> **Exercise goal**: A precise retyping is required of every line from the one containing "Reproduce this diagram with TikZ." down to the one containing "(m\i) at (\i.east)", both included, and of no other line.
═════ Material shown ═════
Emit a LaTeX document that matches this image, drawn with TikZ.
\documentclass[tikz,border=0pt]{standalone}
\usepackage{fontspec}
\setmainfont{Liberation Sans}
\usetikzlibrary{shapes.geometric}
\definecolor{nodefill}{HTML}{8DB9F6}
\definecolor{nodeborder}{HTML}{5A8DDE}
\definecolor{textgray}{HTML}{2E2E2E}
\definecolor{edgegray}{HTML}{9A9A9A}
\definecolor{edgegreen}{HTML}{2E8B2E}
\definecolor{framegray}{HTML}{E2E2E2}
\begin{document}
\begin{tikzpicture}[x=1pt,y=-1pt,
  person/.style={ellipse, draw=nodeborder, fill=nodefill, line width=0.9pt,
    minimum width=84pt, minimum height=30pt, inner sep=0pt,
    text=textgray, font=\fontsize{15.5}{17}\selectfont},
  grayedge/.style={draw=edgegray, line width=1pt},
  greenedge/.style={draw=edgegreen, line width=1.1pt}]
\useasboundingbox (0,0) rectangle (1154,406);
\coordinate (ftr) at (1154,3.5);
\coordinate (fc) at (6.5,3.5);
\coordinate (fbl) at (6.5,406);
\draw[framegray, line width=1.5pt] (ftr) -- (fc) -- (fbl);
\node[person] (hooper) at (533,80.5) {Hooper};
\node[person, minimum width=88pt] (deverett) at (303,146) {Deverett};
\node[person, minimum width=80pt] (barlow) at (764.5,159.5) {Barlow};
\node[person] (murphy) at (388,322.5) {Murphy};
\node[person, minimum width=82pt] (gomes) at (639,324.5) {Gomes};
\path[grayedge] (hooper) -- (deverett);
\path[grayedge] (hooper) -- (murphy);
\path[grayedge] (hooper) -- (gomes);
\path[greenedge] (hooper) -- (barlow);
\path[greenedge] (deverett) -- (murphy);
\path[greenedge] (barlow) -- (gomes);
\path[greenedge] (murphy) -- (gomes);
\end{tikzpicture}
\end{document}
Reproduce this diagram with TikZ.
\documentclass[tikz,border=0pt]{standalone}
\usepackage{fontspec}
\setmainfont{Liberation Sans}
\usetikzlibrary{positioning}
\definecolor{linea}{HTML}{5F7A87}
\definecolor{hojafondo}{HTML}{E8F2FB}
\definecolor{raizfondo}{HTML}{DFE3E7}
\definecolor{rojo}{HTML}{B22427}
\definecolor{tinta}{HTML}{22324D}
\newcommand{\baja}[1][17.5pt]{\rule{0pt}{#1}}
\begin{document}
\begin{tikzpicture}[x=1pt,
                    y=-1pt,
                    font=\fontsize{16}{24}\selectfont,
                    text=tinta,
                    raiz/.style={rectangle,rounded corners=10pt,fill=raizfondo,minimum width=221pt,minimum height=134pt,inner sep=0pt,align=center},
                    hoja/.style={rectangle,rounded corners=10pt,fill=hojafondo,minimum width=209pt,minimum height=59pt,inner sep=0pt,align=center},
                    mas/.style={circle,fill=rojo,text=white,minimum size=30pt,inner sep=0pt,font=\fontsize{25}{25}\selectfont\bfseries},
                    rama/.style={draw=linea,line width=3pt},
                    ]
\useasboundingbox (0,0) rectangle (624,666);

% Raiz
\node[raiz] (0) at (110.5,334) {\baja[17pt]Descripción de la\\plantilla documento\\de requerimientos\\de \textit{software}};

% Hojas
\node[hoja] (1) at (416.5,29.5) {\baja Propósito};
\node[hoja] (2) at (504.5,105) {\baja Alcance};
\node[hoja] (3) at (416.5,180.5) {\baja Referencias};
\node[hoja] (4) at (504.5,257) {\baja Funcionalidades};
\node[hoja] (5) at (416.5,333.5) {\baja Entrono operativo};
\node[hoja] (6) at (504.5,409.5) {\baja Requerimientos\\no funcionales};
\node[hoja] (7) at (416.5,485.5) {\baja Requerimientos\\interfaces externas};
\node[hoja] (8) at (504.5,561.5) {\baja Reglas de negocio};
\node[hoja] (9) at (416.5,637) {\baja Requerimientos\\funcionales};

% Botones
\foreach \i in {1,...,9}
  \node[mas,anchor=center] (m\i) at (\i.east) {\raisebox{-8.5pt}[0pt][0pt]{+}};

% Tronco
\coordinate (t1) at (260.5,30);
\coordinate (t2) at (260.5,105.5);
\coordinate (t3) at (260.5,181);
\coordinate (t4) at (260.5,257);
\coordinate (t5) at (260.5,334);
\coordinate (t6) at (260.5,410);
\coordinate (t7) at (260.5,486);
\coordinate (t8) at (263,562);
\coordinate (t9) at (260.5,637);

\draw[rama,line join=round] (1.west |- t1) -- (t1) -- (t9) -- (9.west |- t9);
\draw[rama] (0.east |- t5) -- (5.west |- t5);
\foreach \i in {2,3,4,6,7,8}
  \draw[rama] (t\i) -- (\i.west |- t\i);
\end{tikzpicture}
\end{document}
═════
> **Reply to the task**:
Reproduce this diagram with TikZ.
\documentclass[tikz,border=0pt]{standalone}
\usepackage{fontspec}
\setmainfont{Liberation Sans}
\usetikzlibrary{positioning}
\definecolor{linea}{HTML}{5F7A87}
\definecolor{hojafondo}{HTML}{E8F2FB}
\definecolor{raizfondo}{HTML}{DFE3E7}
\definecolor{rojo}{HTML}{B22427}
\definecolor{tinta}{HTML}{22324D}
\newcommand{\baja}[1][17.5pt]{\rule{0pt}{#1}}
\begin{document}
\begin{tikzpicture}[x=1pt,
                    y=-1pt,
                    font=\fontsize{16}{24}\selectfont,
                    text=tinta,
                    raiz/.style={rectangle,rounded corners=10pt,fill=raizfondo,minimum width=221pt,minimum height=134pt,inner sep=0pt,align=center},
                    hoja/.style={rectangle,rounded corners=10pt,fill=hojafondo,minimum width=209pt,minimum height=59pt,inner sep=0pt,align=center},
                    mas/.style={circle,fill=rojo,text=white,minimum size=30pt,inner sep=0pt,font=\fontsize{25}{25}\selectfont\bfseries},
                    rama/.style={draw=linea,line width=3pt},
                    ]
\useasboundingbox (0,0) rectangle (624,666);

% Raiz
\node[raiz] (0) at (110.5,334) {\baja[17pt]Descripción de la\\plantilla documento\\de requerimientos\\de \textit{software}};

% Hojas
\node[hoja] (1) at (416.5,29.5) {\baja Propósito};
\node[hoja] (2) at (504.5,105) {\baja Alcance};
\node[hoja] (3) at (416.5,180.5) {\baja Referencias};
\node[hoja] (4) at (504.5,257) {\baja Funcionalidades};
\node[hoja] (5) at (416.5,333.5) {\baja Entrono operativo};
\node[hoja] (6) at (504.5,409.5) {\baja Requerimientos\\no funcionales};
\node[hoja] (7) at (416.5,485.5) {\baja Requerimientos\\interfaces externas};
\node[hoja] (8) at (504.5,561.5) {\baja Reglas de negocio};
\node[hoja] (9) at (416.5,637) {\baja Requerimientos\\funcionales};

% Botones
\foreach \i in {1,...,9}
  \node[mas,anchor=center] (m\i) at (\i.east) {\raisebox{-8.5pt}[0pt][0pt]{+}};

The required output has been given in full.